The Cisco Networking Academy program is another example - in partnership with colleges, universities and other institutions, we have trained 5.5 million students in networking technology worldwide since 1997. Networking Academy curriculum can supplement computer science and technology courses in schools and help students develop the specific skills employers demand. From 2005 to 2013, more than 1.2 million students found jobs thanks to the program.
Second, we must mentor young people and support them on a path toward technology and networking careers. Women in particular can benefit from positive role models. According to Million Women Mentors, women comprise more than 20 percent of engineering school graduates, yet only 11 percent of practicing engineers are women. The lack of female role models may contribute to women dropping out of technology fields of study and careers. The US2020 initiative aims to match 1 million science, technology, engineering and math (STEM) mentors with students to increase awareness of STEM education and careers, especially among girls, underrepresented minorities and low-income children.

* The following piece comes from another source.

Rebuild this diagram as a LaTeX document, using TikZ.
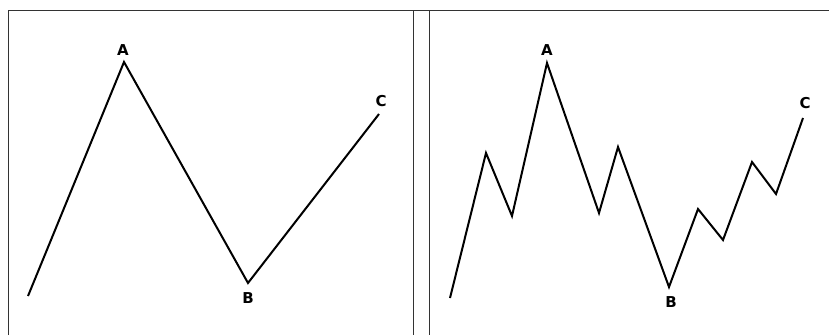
\documentclass[tikz,border=0pt]{standalone}
\usepackage{fontspec}
\setsansfont{DejaVu Sans}
\begin{document}
\begin{tikzpicture}[x=1pt,y=-1pt,
  wave/.style={line width=2pt,line join=miter,black},
  frame/.style={line width=1pt,black!80},
  lbl/.style={font=\sffamily\bfseries\fontsize{15}{15}\selectfont,inner sep=0pt}]
\useasboundingbox (0,0) rectangle (829,335);
% frames
\draw[frame] (8,335) -- (8,10) -- (829,10);
\draw[frame] (413,10) -- (413,335);
\draw[frame] (429,10) -- (429,335);
% left panel
\coordinate (l0) at (28,296);
\coordinate (lA) at (124,62);
\coordinate (lB) at (248,283);
\coordinate (lC) at (379,114);
\draw[wave] (l0) -- (lA) -- (lB) -- (lC);
\node[lbl] (tlA) at (123,50) {A};
\node[lbl] (tlB) at (248,298) {B};
\node[lbl] (tlC) at (381,101) {C};
% right panel
\coordinate (r0) at (450,298);
\coordinate (r1) at (486,153);
\coordinate (r2) at (512,216);
\coordinate (rA) at (547,63);
\coordinate (r4) at (599,213);
\coordinate (r5) at (618,147);
\coordinate (rB) at (669,287);
\coordinate (r7) at (698,209);
\coordinate (r8) at (723,240);
\coordinate (r9) at (752,162);
\coordinate (r10) at (776,194);
\coordinate (rC) at (803,118);
\draw[wave] (r0) -- (r1) -- (r2) -- (rA) -- (r4) -- (r5) -- (rB) -- (r7) -- (r8) -- (r9) -- (r10) -- (rC);
\node[lbl] (trA) at (547,50) {A};
\node[lbl] (trB) at (671,302) {B};
\node[lbl] (trC) at (805,103) {C};
\end{tikzpicture}
\end{document}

TechBridge, a nonprofit that offers an after-school STEM program for girls, offers an online toolkit to help potential role models engage girls and underrepresented youth in STEM through readings, videos, questions and more. As more technology professionals devote more time to mentoring, they will sow the seeds of a future workforce capable of using Internet connections to change the world.
The outlook for digitizing the world is strong if we act together and act now. We have a shortage of skilled professionals that must be filled, but we also have millions of business leaders, heads of state, and social innovators who aren't willing to let this moment of opportunity slip away. Now we all must work together to cultivate the public policies, the training programs and the enthusiasm that will enable us to harness the power of the Internet to benefit people, communities and the planet.